RECORDED DATA ->
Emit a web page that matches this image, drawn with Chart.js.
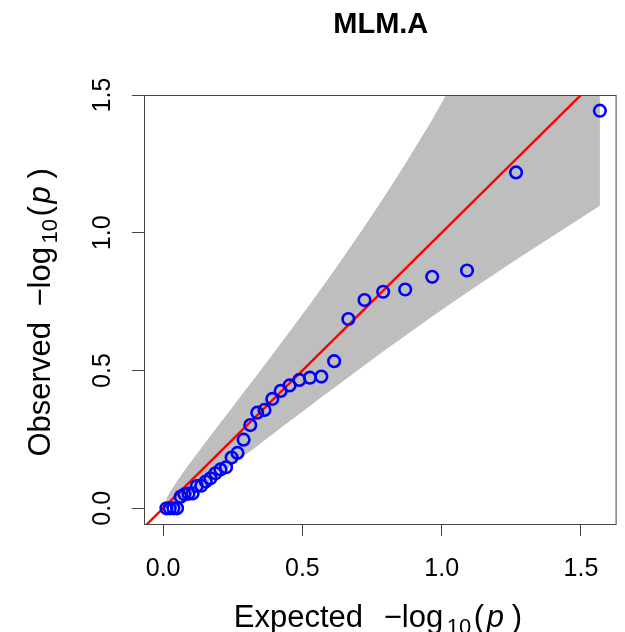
<!DOCTYPE html>
<html>
<head>
<meta charset="utf-8">
<title>MLM.A</title>
<script src="https://cdn.jsdelivr.net/npm/chart.js@4.4.1/dist/chart.umd.min.js"></script>
<style>
  html, body { margin: 0; padding: 0; background: #fff; }
</style>
</head>
<body>
<canvas id="qqChart" width="625" height="632"></canvas>
<script>
// expected -log10(p), largest first
var expected = [1.568, 1.267, 1.091, 0.966, 0.869, 0.790, 0.723, 0.665, 0.614, 0.568, 0.527, 0.489,
  0.454, 0.422, 0.392, 0.364, 0.338, 0.313, 0.289, 0.267, 0.246, 0.226, 0.206, 0.188,
  0.170, 0.153, 0.137, 0.121, 0.106, 0.091, 0.077, 0.063, 0.050, 0.037, 0.024, 0.012]

// observed -log10(p), same order
var observed = [1.443, 1.219, 0.863, 0.840, 0.794, 0.786, 0.756, 0.687, 0.534, 0.478, 0.474, 0.466,
  0.446, 0.426, 0.397, 0.357, 0.347, 0.302, 0.249, 0.201, 0.184, 0.149, 0.141, 0.127,
  0.109, 0.097, 0.082, 0.081, 0.054, 0.053, 0.051, 0.042, 0, 0, 0, 0]

// confidence band (upper / lower edge at each expected value)
var bandUpper = [2.846, 2.003, 1.636, 1.410, 1.250, 1.124, 1.023, 0.937, 0.863, 0.798, 0.741, 0.689,
  0.641, 0.598, 0.557, 0.520, 0.485, 0.452, 0.421, 0.391, 0.363, 0.337, 0.311, 0.287,
  0.263, 0.241, 0.219, 0.197, 0.177, 0.157, 0.137, 0.117, 0.098, 0.078, 0.058, 0.036]
var bandLower = [1.098, 0.902, 0.783, 0.696, 0.626, 0.569, 0.519, 0.476, 0.437, 0.403, 0.371, 0.342,
  0.316, 0.291, 0.268, 0.247, 0.226, 0.207, 0.189, 0.172, 0.156, 0.141, 0.126, 0.113,
  0.100, 0.087, 0.075, 0.064, 0.053, 0.043, 0.034, 0.025, 0.017, 0.010, 0.004, 0.001]

var xTicks = [0, 0.5, 1.0, 1.5]
var yTicks = [0, 0.5, 1.0, 1.5]
var diagonal = [-0.2, 1.8]   // y = x reference line ends

var FONT = '"Liberation Sans", Arial, sans-serif'

// build the datasets from the arrays above
var points = expected.map(function (x, i) { return { x: x, y: observed[i] } })
var bandTop = expected.map(function (x, i) { return { x: x, y: bandUpper[i] } }).reverse()
var bandBottom = expected.map(function (x, i) { return { x: x, y: bandLower[i] } })
var band = bandTop.concat(bandBottom)
var refLine = diagonal.map(function (v) { return { x: v, y: v } })

// draws "word  -log10(p)" starting at 0 on the baseline
function drawMathLabel(ctx, word) {
  var parts = [
    { t: word, at: 0, font: '31px ' + FONT, dy: 0 },
    { t: '\u2212', at: 150, font: '31px ' + FONT, dy: 0 },
    { t: 'log', at: 168, font: '31px ' + FONT, dy: 0 },
    { t: '10', at: 213, font: '22px ' + FONT, dy: 7 },
    { t: '(', at: 240, font: '31px ' + FONT, dy: 0 },
    { t: 'p', at: 253, font: 'italic 31px ' + FONT, dy: 0 },
    { t: ')', at: 278, font: '31px ' + FONT, dy: 0 }
  ]
  ctx.textAlign = 'left'
  ctx.textBaseline = 'alphabetic'
  parts.forEach(function (p) {
    ctx.font = p.font
    ctx.fillText(p.t, p.at, p.dy)
  })
}

var decorations = {
  id: 'decorations',
  afterDraw: function (chart) {
    var ctx = chart.ctx
    var area = chart.chartArea
    var yScale = chart.scales.y
    ctx.save()

    // plot frame
    ctx.strokeStyle = '#444'
    ctx.lineWidth = 1
    ctx.strokeRect(area.left - 0.5, area.top + 0.5, area.right - area.left, area.bottom - area.top)

    ctx.fillStyle = '#000'

    // title
    ctx.font = 'bold 29px ' + FONT
    ctx.textAlign = 'center'
    ctx.textBaseline = 'alphabetic'
    ctx.fillText('MLM.A', (area.left + area.right) / 2, 33)

    // y tick labels, turned like the axis
    ctx.font = '25px ' + FONT
    yTicks.forEach(function (v) {
      ctx.save()
      ctx.translate(110, yScale.getPixelForValue(v))
      ctx.rotate(-Math.PI / 2)
      ctx.textAlign = 'center'
      ctx.fillText(v.toFixed(1), 0, 0)
      ctx.restore()
    })

    // x axis title
    var cx = (area.left + area.right) / 2
    ctx.save()
    ctx.translate(cx - 147, 627)
    drawMathLabel(ctx, 'Expected')
    ctx.restore()

    // y axis title
    var cy = (area.top + area.bottom) / 2
    ctx.save()
    ctx.translate(50, cy + 147)
    ctx.rotate(-Math.PI / 2)
    drawMathLabel(ctx, 'Observed')
    ctx.restore()

    ctx.restore()
  }
}

var ctx = document.getElementById('qqChart').getContext('2d')
var chart = new Chart(ctx, {
  type: 'line',
  data: {
    datasets: [
      {
        label: 'observed',
        data: points,
        showLine: false,
        pointStyle: 'circle',
        pointRadius: 5.8,
        pointBorderWidth: 2.6,
        pointBorderColor: '#0000FF',
        pointBackgroundColor: 'rgba(0,0,0,0)',
        clip: false
      },
      {
        label: 'y = x',
        data: refLine,
        borderColor: '#FF0000',
        borderWidth: 2.4,
        pointRadius: 0,
        fill: false
      },
      {
        label: 'band',
        data: band,
        borderColor: 'rgba(0,0,0,0)',
        borderWidth: 0,
        backgroundColor: 'rgb(190,190,190)',
        pointRadius: 0,
        tension: 0,
        fill: 'shape'
      }
    ]
  },
  options: {
    responsive: false,
    animation: false,
    devicePixelRatio: 1,
    events: [],
    layout: { padding: { top: 95, right: 1, left: 0, bottom: 0 } },
    plugins: {
      legend: { display: false },
      tooltip: { enabled: false },
      title: { display: false }
    },
    scales: {
      x: {
        type: 'linear',
        min: -0.065,
        max: 1.628,
        afterBuildTicks: function (scale) {
          scale.ticks = xTicks.map(function (v) { return { value: v } })
        },
        afterFit: function (scale) { scale.height = 108 },
        grid: { drawOnChartArea: false, drawTicks: true, tickLength: 12, color: '#444', lineWidth: 1 },
        border: { display: false },
        ticks: {
          color: '#000',
          font: { family: FONT, size: 25 },
          padding: 18,
          maxRotation: 0,
          autoSkip: false,
          callback: function (v) { return Number(v).toFixed(1) }
        }
      },
      y: {
        type: 'linear',
        min: -0.057,
        max: 1.5,
        afterBuildTicks: function (scale) {
          scale.ticks = yTicks.map(function (v) { return { value: v } })
        },
        afterFit: function (scale) { scale.width = 145 },
        grid: { drawOnChartArea: false, drawTicks: true, tickLength: 13, color: '#444', lineWidth: 1 },
        border: { display: false },
        ticks: { display: false }
      }
    }
  },
  plugins: [decorations]
})
</script>
</body>
</html>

WHAT IS BEING ASKED ->
Without the pictures, transcribe the listing above exactly.

COMPLETED TASK ->
Emit a web page that matches this image, drawn with Chart.js.
<!DOCTYPE html>
<html>
<head>
<meta charset="utf-8">
<title>MLM.A</title>
<script src="https://cdn.jsdelivr.net/npm/chart.js@4.4.1/dist/chart.umd.min.js"></script>
<style>
  html, body { margin: 0; padding: 0; background: #fff; }
</style>
</head>
<body>
<canvas id="qqChart" width="625" height="632"></canvas>
<script>
// expected -log10(p), largest first
var expected = [1.568, 1.267, 1.091, 0.966, 0.869, 0.790, 0.723, 0.665, 0.614, 0.568, 0.527, 0.489,
  0.454, 0.422, 0.392, 0.364, 0.338, 0.313, 0.289, 0.267, 0.246, 0.226, 0.206, 0.188,
  0.170, 0.153, 0.137, 0.121, 0.106, 0.091, 0.077, 0.063, 0.050, 0.037, 0.024, 0.012]

// observed -log10(p), same order
var observed = [1.443, 1.219, 0.863, 0.840, 0.794, 0.786, 0.756, 0.687, 0.534, 0.478, 0.474, 0.466,
  0.446, 0.426, 0.397, 0.357, 0.347, 0.302, 0.249, 0.201, 0.184, 0.149, 0.141, 0.127,
  0.109, 0.097, 0.082, 0.081, 0.054, 0.053, 0.051, 0.042, 0, 0, 0, 0]

// confidence band (upper / lower edge at each expected value)
var bandUpper = [2.846, 2.003, 1.636, 1.410, 1.250, 1.124, 1.023, 0.937, 0.863, 0.798, 0.741, 0.689,
  0.641, 0.598, 0.557, 0.520, 0.485, 0.452, 0.421, 0.391, 0.363, 0.337, 0.311, 0.287,
  0.263, 0.241, 0.219, 0.197, 0.177, 0.157, 0.137, 0.117, 0.098, 0.078, 0.058, 0.036]
var bandLower = [1.098, 0.902, 0.783, 0.696, 0.626, 0.569, 0.519, 0.476, 0.437, 0.403, 0.371, 0.342,
  0.316, 0.291, 0.268, 0.247, 0.226, 0.207, 0.189, 0.172, 0.156, 0.141, 0.126, 0.113,
  0.100, 0.087, 0.075, 0.064, 0.053, 0.043, 0.034, 0.025, 0.017, 0.010, 0.004, 0.001]

var xTicks = [0, 0.5, 1.0, 1.5]
var yTicks = [0, 0.5, 1.0, 1.5]
var diagonal = [-0.2, 1.8]   // y = x reference line ends

var FONT = '"Liberation Sans", Arial, sans-serif'

// build the datasets from the arrays above
var points = expected.map(function (x, i) { return { x: x, y: observed[i] } })
var bandTop = expected.map(function (x, i) { return { x: x, y: bandUpper[i] } }).reverse()
var bandBottom = expected.map(function (x, i) { return { x: x, y: bandLower[i] } })
var band = bandTop.concat(bandBottom)
var refLine = diagonal.map(function (v) { return { x: v, y: v } })

// draws "word  -log10(p)" starting at 0 on the baseline
function drawMathLabel(ctx, word) {
  var parts = [
    { t: word, at: 0, font: '31px ' + FONT, dy: 0 },
    { t: '\u2212', at: 150, font: '31px ' + FONT, dy: 0 },
    { t: 'log', at: 168, font: '31px ' + FONT, dy: 0 },
    { t: '10', at: 213, font: '22px ' + FONT, dy: 7 },
    { t: '(', at: 240, font: '31px ' + FONT, dy: 0 },
    { t: 'p', at: 253, font: 'italic 31px ' + FONT, dy: 0 },
    { t: ')', at: 278, font: '31px ' + FONT, dy: 0 }
  ]
  ctx.textAlign = 'left'
  ctx.textBaseline = 'alphabetic'
  parts.forEach(function (p) {
    ctx.font = p.font
    ctx.fillText(p.t, p.at, p.dy)
  })
}

var decorations = {
  id: 'decorations',
  afterDraw: function (chart) {
    var ctx = chart.ctx
    var area = chart.chartArea
    var yScale = chart.scales.y
    ctx.save()

    // plot frame
    ctx.strokeStyle = '#444'
    ctx.lineWidth = 1
    ctx.strokeRect(area.left - 0.5, area.top + 0.5, area.right - area.left, area.bottom - area.top)

    ctx.fillStyle = '#000'

    // title
    ctx.font = 'bold 29px ' + FONT
    ctx.textAlign = 'center'
    ctx.textBaseline = 'alphabetic'
    ctx.fillText('MLM.A', (area.left + area.right) / 2, 33)

    // y tick labels, turned like the axis
    ctx.font = '25px ' + FONT
    yTicks.forEach(function (v) {
      ctx.save()
      ctx.translate(110, yScale.getPixelForValue(v))
      ctx.rotate(-Math.PI / 2)
      ctx.textAlign = 'center'
      ctx.fillText(v.toFixed(1), 0, 0)
      ctx.restore()
    })

    // x axis title
    var cx = (area.left + area.right) / 2
    ctx.save()
    ctx.translate(cx - 147, 627)
    drawMathLabel(ctx, 'Expected')
    ctx.restore()

    // y axis title
    var cy = (area.top + area.bottom) / 2
    ctx.save()
    ctx.translate(50, cy + 147)
    ctx.rotate(-Math.PI / 2)
    drawMathLabel(ctx, 'Observed')
    ctx.restore()

    ctx.restore()
  }
}

var ctx = document.getElementById('qqChart').getContext('2d')
var chart = new Chart(ctx, {
  type: 'line',
  data: {
    datasets: [
      {
        label: 'observed',
        data: points,
        showLine: false,
        pointStyle: 'circle',
        pointRadius: 5.8,
        pointBorderWidth: 2.6,
        pointBorderColor: '#0000FF',
        pointBackgroundColor: 'rgba(0,0,0,0)',
        clip: false
      },
      {
        label: 'y = x',
        data: refLine,
        borderColor: '#FF0000',
        borderWidth: 2.4,
        pointRadius: 0,
        fill: false
      },
      {
        label: 'band',
        data: band,
        borderColor: 'rgba(0,0,0,0)',
        borderWidth: 0,
        backgroundColor: 'rgb(190,190,190)',
        pointRadius: 0,
        tension: 0,
        fill: 'shape'
      }
    ]
  },
  options: {
    responsive: false,
    animation: false,
    devicePixelRatio: 1,
    events: [],
    layout: { padding: { top: 95, right: 1, left: 0, bottom: 0 } },
    plugins: {
      legend: { display: false },
      tooltip: { enabled: false },
      title: { display: false }
    },
    scales: {
      x: {
        type: 'linear',
        min: -0.065,
        max: 1.628,
        afterBuildTicks: function (scale) {
          scale.ticks = xTicks.map(function (v) { return { value: v } })
        },
        afterFit: function (scale) { scale.height = 108 },
        grid: { drawOnChartArea: false, drawTicks: true, tickLength: 12, color: '#444', lineWidth: 1 },
        border: { display: false },
        ticks: {
          color: '#000',
          font: { family: FONT, size: 25 },
          padding: 18,
          maxRotation: 0,
          autoSkip: false,
          callback: function (v) { return Number(v).toFixed(1) }
        }
      },
      y: {
        type: 'linear',
        min: -0.057,
        max: 1.5,
        afterBuildTicks: function (scale) {
          scale.ticks = yTicks.map(function (v) { return { value: v } })
        },
        afterFit: function (scale) { scale.width = 145 },
        grid: { drawOnChartArea: false, drawTicks: true, tickLength: 13, color: '#444', lineWidth: 1 },
        border: { display: false },
        ticks: { display: false }
      }
    }
  },
  plugins: [decorations]
})
</script>
</body>
</html>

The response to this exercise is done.